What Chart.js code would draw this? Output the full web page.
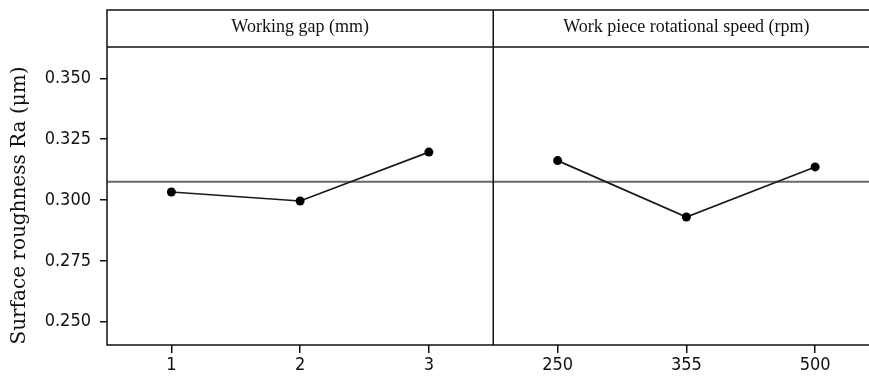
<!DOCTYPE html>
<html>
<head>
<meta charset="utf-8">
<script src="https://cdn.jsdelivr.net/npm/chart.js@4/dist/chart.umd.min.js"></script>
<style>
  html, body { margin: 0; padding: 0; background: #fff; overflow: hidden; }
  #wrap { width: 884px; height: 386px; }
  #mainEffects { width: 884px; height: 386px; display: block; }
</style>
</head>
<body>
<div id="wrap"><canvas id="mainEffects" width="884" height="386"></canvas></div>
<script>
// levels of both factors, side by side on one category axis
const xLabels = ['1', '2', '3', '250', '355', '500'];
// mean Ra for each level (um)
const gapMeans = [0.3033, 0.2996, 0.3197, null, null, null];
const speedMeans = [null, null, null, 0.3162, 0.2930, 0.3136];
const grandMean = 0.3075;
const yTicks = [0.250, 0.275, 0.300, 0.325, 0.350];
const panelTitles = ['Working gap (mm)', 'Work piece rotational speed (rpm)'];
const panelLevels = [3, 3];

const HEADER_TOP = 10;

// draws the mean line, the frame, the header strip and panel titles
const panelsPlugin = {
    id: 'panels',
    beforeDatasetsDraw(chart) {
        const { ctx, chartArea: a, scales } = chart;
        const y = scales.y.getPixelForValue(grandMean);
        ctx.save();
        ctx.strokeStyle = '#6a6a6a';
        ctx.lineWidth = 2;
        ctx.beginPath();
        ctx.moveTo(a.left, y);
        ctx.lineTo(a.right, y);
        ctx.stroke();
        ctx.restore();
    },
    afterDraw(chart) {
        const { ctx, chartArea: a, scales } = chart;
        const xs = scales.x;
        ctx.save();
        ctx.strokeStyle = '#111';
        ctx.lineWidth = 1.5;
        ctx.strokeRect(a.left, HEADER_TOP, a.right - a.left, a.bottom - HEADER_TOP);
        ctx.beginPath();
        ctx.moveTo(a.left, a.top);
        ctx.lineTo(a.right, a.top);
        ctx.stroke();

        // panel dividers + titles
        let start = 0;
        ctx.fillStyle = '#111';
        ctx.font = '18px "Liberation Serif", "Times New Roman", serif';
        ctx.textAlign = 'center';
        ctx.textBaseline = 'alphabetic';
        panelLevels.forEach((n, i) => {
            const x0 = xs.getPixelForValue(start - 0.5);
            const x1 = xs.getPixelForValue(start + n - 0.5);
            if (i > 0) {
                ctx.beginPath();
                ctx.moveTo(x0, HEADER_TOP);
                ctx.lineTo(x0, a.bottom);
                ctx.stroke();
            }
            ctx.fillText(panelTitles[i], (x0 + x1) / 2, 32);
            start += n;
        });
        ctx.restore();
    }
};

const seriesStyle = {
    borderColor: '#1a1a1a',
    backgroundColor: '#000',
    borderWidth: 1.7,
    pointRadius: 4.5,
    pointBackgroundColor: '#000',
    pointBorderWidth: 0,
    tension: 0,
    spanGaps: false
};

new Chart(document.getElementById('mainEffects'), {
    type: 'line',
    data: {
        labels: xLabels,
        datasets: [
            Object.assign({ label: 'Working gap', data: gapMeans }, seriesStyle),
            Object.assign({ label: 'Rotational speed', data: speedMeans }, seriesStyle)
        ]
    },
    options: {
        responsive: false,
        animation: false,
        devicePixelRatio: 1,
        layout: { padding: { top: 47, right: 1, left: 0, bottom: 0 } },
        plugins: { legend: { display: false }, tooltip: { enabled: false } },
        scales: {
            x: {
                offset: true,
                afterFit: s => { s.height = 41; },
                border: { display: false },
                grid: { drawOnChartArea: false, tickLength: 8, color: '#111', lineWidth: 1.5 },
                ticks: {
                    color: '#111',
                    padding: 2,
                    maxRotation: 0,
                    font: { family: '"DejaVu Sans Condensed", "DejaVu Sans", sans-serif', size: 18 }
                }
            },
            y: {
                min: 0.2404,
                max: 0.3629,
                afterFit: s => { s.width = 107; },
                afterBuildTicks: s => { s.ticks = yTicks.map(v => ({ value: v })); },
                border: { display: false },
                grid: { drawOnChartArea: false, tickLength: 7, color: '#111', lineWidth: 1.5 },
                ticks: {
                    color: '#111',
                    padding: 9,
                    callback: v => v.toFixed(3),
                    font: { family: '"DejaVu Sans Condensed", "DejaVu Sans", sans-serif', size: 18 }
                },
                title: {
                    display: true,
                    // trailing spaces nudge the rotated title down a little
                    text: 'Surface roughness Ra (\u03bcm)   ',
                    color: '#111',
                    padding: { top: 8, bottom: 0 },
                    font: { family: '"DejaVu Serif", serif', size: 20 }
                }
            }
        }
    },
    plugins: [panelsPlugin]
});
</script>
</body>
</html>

┄┄┄┄┄┄┄┄┄┄┄┄┄┄┄┄┄┄┄┄

◆ **WHAT TO DO**
Leave the images out and output the remaining material exactly as it stands.

◆ **FINISHED TASK**
What Chart.js code would draw this? Output the full web page.
<!DOCTYPE html>
<html>
<head>
<meta charset="utf-8">
<script src="https://cdn.jsdelivr.net/npm/chart.js@4/dist/chart.umd.min.js"></script>
<style>
  html, body { margin: 0; padding: 0; background: #fff; overflow: hidden; }
  #wrap { width: 884px; height: 386px; }
  #mainEffects { width: 884px; height: 386px; display: block; }
</style>
</head>
<body>
<div id="wrap"><canvas id="mainEffects" width="884" height="386"></canvas></div>
<script>
// levels of both factors, side by side on one category axis
const xLabels = ['1', '2', '3', '250', '355', '500'];
// mean Ra for each level (um)
const gapMeans = [0.3033, 0.2996, 0.3197, null, null, null];
const speedMeans = [null, null, null, 0.3162, 0.2930, 0.3136];
const grandMean = 0.3075;
const yTicks = [0.250, 0.275, 0.300, 0.325, 0.350];
const panelTitles = ['Working gap (mm)', 'Work piece rotational speed (rpm)'];
const panelLevels = [3, 3];

const HEADER_TOP = 10;

// draws the mean line, the frame, the header strip and panel titles
const panelsPlugin = {
    id: 'panels',
    beforeDatasetsDraw(chart) {
        const { ctx, chartArea: a, scales } = chart;
        const y = scales.y.getPixelForValue(grandMean);
        ctx.save();
        ctx.strokeStyle = '#6a6a6a';
        ctx.lineWidth = 2;
        ctx.beginPath();
        ctx.moveTo(a.left, y);
        ctx.lineTo(a.right, y);
        ctx.stroke();
        ctx.restore();
    },
    afterDraw(chart) {
        const { ctx, chartArea: a, scales } = chart;
        const xs = scales.x;
        ctx.save();
        ctx.strokeStyle = '#111';
        ctx.lineWidth = 1.5;
        ctx.strokeRect(a.left, HEADER_TOP, a.right - a.left, a.bottom - HEADER_TOP);
        ctx.beginPath();
        ctx.moveTo(a.left, a.top);
        ctx.lineTo(a.right, a.top);
        ctx.stroke();

        // panel dividers + titles
        let start = 0;
        ctx.fillStyle = '#111';
        ctx.font = '18px "Liberation Serif", "Times New Roman", serif';
        ctx.textAlign = 'center';
        ctx.textBaseline = 'alphabetic';
        panelLevels.forEach((n, i) => {
            const x0 = xs.getPixelForValue(start - 0.5);
            const x1 = xs.getPixelForValue(start + n - 0.5);
            if (i > 0) {
                ctx.beginPath();
                ctx.moveTo(x0, HEADER_TOP);
                ctx.lineTo(x0, a.bottom);
                ctx.stroke();
            }
            ctx.fillText(panelTitles[i], (x0 + x1) / 2, 32);
            start += n;
        });
        ctx.restore();
    }
};

const seriesStyle = {
    borderColor: '#1a1a1a',
    backgroundColor: '#000',
    borderWidth: 1.7,
    pointRadius: 4.5,
    pointBackgroundColor: '#000',
    pointBorderWidth: 0,
    tension: 0,
    spanGaps: false
};

new Chart(document.getElementById('mainEffects'), {
    type: 'line',
    data: {
        labels: xLabels,
        datasets: [
            Object.assign({ label: 'Working gap', data: gapMeans }, seriesStyle),
            Object.assign({ label: 'Rotational speed', data: speedMeans }, seriesStyle)
        ]
    },
    options: {
        responsive: false,
        animation: false,
        devicePixelRatio: 1,
        layout: { padding: { top: 47, right: 1, left: 0, bottom: 0 } },
        plugins: { legend: { display: false }, tooltip: { enabled: false } },
        scales: {
            x: {
                offset: true,
                afterFit: s => { s.height = 41; },
                border: { display: false },
                grid: { drawOnChartArea: false, tickLength: 8, color: '#111', lineWidth: 1.5 },
                ticks: {
                    color: '#111',
                    padding: 2,
                    maxRotation: 0,
                    font: { family: '"DejaVu Sans Condensed", "DejaVu Sans", sans-serif', size: 18 }
                }
            },
            y: {
                min: 0.2404,
                max: 0.3629,
                afterFit: s => { s.width = 107; },
                afterBuildTicks: s => { s.ticks = yTicks.map(v => ({ value: v })); },
                border: { display: false },
                grid: { drawOnChartArea: false, tickLength: 7, color: '#111', lineWidth: 1.5 },
                ticks: {
                    color: '#111',
                    padding: 9,
                    callback: v => v.toFixed(3),
                    font: { family: '"DejaVu Sans Condensed", "DejaVu Sans", sans-serif', size: 18 }
                },
                title: {
                    display: true,
                    // trailing spaces nudge the rotated title down a little
                    text: 'Surface roughness Ra (\u03bcm)   ',
                    color: '#111',
                    padding: { top: 8, bottom: 0 },
                    font: { family: '"DejaVu Serif", serif', size: 20 }
                }
            }
        }
    },
    plugins: [panelsPlugin]
});
</script>
</body>
</html>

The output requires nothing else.